Toward a Biology Worthy of Life > The Poverty of the Instructed Organism > Brief excerpt
A project by Stephen L. Talbott

The noncomputational life of organisms (1)

COMPUTER CHIPS REQUIRE THE MOST EXTREME precision of manufacturing...High-tech “clean rooms” prevent disastrous contamination by a single speck of dust, while specialized equipment creates discrete, unthinkably minute, and precisely machined pathways in silicon. These pathways are designed for maximum permanence, and any breakdown or leakage from one to another in an operating computer can spell disaster...Moreover, everything is designed to operate in lock-step, marching in strictest obedience to a clock that “ticks” up to billions of times per second. If one or another communication channel were to get its timing wrong by some tiny fraction of a second, chaos would ensue...

Nothing even approaching the surgically precise, rigidly excavated, and unvarying silicon grooves of a computer chip exists anywhere in a living creature.
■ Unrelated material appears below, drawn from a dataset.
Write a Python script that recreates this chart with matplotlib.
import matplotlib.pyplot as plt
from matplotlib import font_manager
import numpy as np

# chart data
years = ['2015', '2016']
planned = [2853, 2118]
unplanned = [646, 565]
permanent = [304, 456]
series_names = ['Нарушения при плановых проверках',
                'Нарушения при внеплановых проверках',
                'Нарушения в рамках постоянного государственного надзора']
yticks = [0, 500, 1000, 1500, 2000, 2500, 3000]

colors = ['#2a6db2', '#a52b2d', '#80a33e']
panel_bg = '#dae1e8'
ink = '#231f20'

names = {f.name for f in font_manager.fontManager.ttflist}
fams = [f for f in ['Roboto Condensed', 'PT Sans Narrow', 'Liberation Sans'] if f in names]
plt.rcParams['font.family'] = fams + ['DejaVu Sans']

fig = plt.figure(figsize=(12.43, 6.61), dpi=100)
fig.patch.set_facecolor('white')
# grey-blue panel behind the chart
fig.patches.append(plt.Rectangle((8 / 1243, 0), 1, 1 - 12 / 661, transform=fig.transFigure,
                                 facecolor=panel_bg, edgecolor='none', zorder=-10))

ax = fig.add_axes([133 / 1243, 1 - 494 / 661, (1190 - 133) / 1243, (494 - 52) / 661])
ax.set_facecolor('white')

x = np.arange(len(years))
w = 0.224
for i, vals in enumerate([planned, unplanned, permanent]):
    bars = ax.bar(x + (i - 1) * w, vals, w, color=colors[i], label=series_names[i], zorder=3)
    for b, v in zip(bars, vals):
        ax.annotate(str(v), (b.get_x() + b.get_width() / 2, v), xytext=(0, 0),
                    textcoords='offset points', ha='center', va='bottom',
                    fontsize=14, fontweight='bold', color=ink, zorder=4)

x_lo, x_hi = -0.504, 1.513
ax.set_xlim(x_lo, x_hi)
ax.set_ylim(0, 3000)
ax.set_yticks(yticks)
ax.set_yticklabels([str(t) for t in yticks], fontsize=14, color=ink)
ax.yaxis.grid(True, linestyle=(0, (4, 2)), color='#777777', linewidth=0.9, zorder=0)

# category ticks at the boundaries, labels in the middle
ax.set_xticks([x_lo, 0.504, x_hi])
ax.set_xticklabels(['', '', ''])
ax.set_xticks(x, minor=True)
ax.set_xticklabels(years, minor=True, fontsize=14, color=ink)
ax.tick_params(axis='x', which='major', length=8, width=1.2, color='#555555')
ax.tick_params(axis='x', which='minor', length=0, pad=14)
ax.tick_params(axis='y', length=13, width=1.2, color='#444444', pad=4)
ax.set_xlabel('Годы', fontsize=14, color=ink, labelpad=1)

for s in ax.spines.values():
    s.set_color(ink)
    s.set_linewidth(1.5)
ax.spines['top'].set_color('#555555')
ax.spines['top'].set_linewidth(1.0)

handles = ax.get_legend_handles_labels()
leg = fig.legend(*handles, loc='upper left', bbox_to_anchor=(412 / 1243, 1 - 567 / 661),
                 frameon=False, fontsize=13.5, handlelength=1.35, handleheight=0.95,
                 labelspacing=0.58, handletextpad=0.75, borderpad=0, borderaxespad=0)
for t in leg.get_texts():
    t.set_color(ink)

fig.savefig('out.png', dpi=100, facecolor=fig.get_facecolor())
It is laughable even to imagine, say, a signaling pathway in an organism as if it were uncontaminated by goings-on in its surroundings. Such “contamination” — directly or indirectly by almost anything in the larger surround — is, in fact, very much of the essence. In one guise it is referred to today as “crosstalk” — the never exactly predictable influence that one sort of process exerts upon another.

And it is more than laughable to picture a pathway that can be traversed, exactly and without “outside” disturbance, billions of times in succession — let alone traversed as mere electrical pulses lacking the complexly sculpted, ever diverse and changing molecular structure that lends specific function to the signaling molecules, transcription factors enzymes, and all the other elements of the cell, right down to the all-important water molecules. It is safe to say that no cell ever again regains precisely the structure it had one moment before.